### Provided material
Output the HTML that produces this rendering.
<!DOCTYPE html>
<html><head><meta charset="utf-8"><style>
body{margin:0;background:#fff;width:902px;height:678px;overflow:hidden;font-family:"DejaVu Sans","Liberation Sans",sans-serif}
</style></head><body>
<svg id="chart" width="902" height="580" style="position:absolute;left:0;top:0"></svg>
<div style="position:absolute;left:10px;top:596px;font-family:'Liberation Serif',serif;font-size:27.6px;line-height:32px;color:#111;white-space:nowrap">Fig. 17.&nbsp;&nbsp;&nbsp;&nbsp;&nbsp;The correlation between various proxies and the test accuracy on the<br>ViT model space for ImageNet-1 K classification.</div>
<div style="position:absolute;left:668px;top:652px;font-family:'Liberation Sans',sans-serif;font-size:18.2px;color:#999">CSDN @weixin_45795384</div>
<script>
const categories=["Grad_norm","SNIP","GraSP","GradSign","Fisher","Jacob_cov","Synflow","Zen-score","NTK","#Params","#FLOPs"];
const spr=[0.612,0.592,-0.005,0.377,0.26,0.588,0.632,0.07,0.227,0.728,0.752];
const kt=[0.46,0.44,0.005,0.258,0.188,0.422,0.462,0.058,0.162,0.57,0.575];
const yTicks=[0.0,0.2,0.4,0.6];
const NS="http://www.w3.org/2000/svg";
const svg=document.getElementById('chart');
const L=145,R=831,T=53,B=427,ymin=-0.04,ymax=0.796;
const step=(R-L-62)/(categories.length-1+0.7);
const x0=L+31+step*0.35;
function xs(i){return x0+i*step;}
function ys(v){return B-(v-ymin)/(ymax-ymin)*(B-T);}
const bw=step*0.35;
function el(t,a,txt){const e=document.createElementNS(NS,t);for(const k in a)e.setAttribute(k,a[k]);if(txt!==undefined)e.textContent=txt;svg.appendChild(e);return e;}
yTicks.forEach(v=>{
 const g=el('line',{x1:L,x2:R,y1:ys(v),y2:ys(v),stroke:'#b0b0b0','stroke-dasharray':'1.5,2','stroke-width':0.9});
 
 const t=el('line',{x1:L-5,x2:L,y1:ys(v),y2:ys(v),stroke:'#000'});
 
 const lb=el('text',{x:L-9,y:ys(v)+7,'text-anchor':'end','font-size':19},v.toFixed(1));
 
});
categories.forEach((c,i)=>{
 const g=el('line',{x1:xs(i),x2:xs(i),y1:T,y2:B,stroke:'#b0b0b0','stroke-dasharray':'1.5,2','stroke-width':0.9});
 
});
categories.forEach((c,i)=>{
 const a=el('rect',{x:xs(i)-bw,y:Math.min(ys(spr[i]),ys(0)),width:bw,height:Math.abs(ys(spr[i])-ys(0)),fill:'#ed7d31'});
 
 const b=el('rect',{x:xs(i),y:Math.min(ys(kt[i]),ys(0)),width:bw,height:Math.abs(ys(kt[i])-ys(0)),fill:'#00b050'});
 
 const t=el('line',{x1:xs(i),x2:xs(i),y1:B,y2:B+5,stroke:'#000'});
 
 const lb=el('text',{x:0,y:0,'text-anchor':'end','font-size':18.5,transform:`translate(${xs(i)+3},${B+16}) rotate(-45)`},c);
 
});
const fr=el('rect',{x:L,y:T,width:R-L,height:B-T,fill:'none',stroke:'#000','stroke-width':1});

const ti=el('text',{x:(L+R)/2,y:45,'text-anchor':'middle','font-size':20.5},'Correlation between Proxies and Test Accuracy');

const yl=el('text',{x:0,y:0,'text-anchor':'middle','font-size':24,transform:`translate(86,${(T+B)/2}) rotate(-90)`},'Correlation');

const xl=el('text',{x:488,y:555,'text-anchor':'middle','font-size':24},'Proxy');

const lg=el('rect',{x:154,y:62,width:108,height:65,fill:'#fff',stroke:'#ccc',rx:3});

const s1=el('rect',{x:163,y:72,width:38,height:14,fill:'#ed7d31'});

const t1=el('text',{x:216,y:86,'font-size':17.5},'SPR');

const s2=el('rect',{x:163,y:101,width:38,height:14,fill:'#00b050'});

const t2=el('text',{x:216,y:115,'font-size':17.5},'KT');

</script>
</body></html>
######
Every line above should be printed again exactly as it stands.

● Result for this exercise:
Output the HTML that produces this rendering.
<!DOCTYPE html>
<html><head><meta charset="utf-8"><style>
body{margin:0;background:#fff;width:902px;height:678px;overflow:hidden;font-family:"DejaVu Sans","Liberation Sans",sans-serif}
</style></head><body>
<svg id="chart" width="902" height="580" style="position:absolute;left:0;top:0"></svg>
<div style="position:absolute;left:10px;top:596px;font-family:'Liberation Serif',serif;font-size:27.6px;line-height:32px;color:#111;white-space:nowrap">Fig. 17.&nbsp;&nbsp;&nbsp;&nbsp;&nbsp;The correlation between various proxies and the test accuracy on the<br>ViT model space for ImageNet-1 K classification.</div>
<div style="position:absolute;left:668px;top:652px;font-family:'Liberation Sans',sans-serif;font-size:18.2px;color:#999">CSDN @weixin_45795384</div>
<script>
const categories=["Grad_norm","SNIP","GraSP","GradSign","Fisher","Jacob_cov","Synflow","Zen-score","NTK","#Params","#FLOPs"];
const spr=[0.612,0.592,-0.005,0.377,0.26,0.588,0.632,0.07,0.227,0.728,0.752];
const kt=[0.46,0.44,0.005,0.258,0.188,0.422,0.462,0.058,0.162,0.57,0.575];
const yTicks=[0.0,0.2,0.4,0.6];
const NS="http://www.w3.org/2000/svg";
const svg=document.getElementById('chart');
const L=145,R=831,T=53,B=427,ymin=-0.04,ymax=0.796;
const step=(R-L-62)/(categories.length-1+0.7);
const x0=L+31+step*0.35;
function xs(i){return x0+i*step;}
function ys(v){return B-(v-ymin)/(ymax-ymin)*(B-T);}
const bw=step*0.35;
function el(t,a,txt){const e=document.createElementNS(NS,t);for(const k in a)e.setAttribute(k,a[k]);if(txt!==undefined)e.textContent=txt;svg.appendChild(e);return e;}
yTicks.forEach(v=>{
 const g=el('line',{x1:L,x2:R,y1:ys(v),y2:ys(v),stroke:'#b0b0b0','stroke-dasharray':'1.5,2','stroke-width':0.9});
 
 const t=el('line',{x1:L-5,x2:L,y1:ys(v),y2:ys(v),stroke:'#000'});
 
 const lb=el('text',{x:L-9,y:ys(v)+7,'text-anchor':'end','font-size':19},v.toFixed(1));
 
});
categories.forEach((c,i)=>{
 const g=el('line',{x1:xs(i),x2:xs(i),y1:T,y2:B,stroke:'#b0b0b0','stroke-dasharray':'1.5,2','stroke-width':0.9});
 
});
categories.forEach((c,i)=>{
 const a=el('rect',{x:xs(i)-bw,y:Math.min(ys(spr[i]),ys(0)),width:bw,height:Math.abs(ys(spr[i])-ys(0)),fill:'#ed7d31'});
 
 const b=el('rect',{x:xs(i),y:Math.min(ys(kt[i]),ys(0)),width:bw,height:Math.abs(ys(kt[i])-ys(0)),fill:'#00b050'});
 
 const t=el('line',{x1:xs(i),x2:xs(i),y1:B,y2:B+5,stroke:'#000'});
 
 const lb=el('text',{x:0,y:0,'text-anchor':'end','font-size':18.5,transform:`translate(${xs(i)+3},${B+16}) rotate(-45)`},c);
 
});
const fr=el('rect',{x:L,y:T,width:R-L,height:B-T,fill:'none',stroke:'#000','stroke-width':1});

const ti=el('text',{x:(L+R)/2,y:45,'text-anchor':'middle','font-size':20.5},'Correlation between Proxies and Test Accuracy');

const yl=el('text',{x:0,y:0,'text-anchor':'middle','font-size':24,transform:`translate(86,${(T+B)/2}) rotate(-90)`},'Correlation');

const xl=el('text',{x:488,y:555,'text-anchor':'middle','font-size':24},'Proxy');

const lg=el('rect',{x:154,y:62,width:108,height:65,fill:'#fff',stroke:'#ccc',rx:3});

const s1=el('rect',{x:163,y:72,width:38,height:14,fill:'#ed7d31'});

const t1=el('text',{x:216,y:86,'font-size':17.5},'SPR');

const s2=el('rect',{x:163,y:101,width:38,height:14,fill:'#00b050'});

const t2=el('text',{x:216,y:115,'font-size':17.5},'KT');

</script>
</body></html>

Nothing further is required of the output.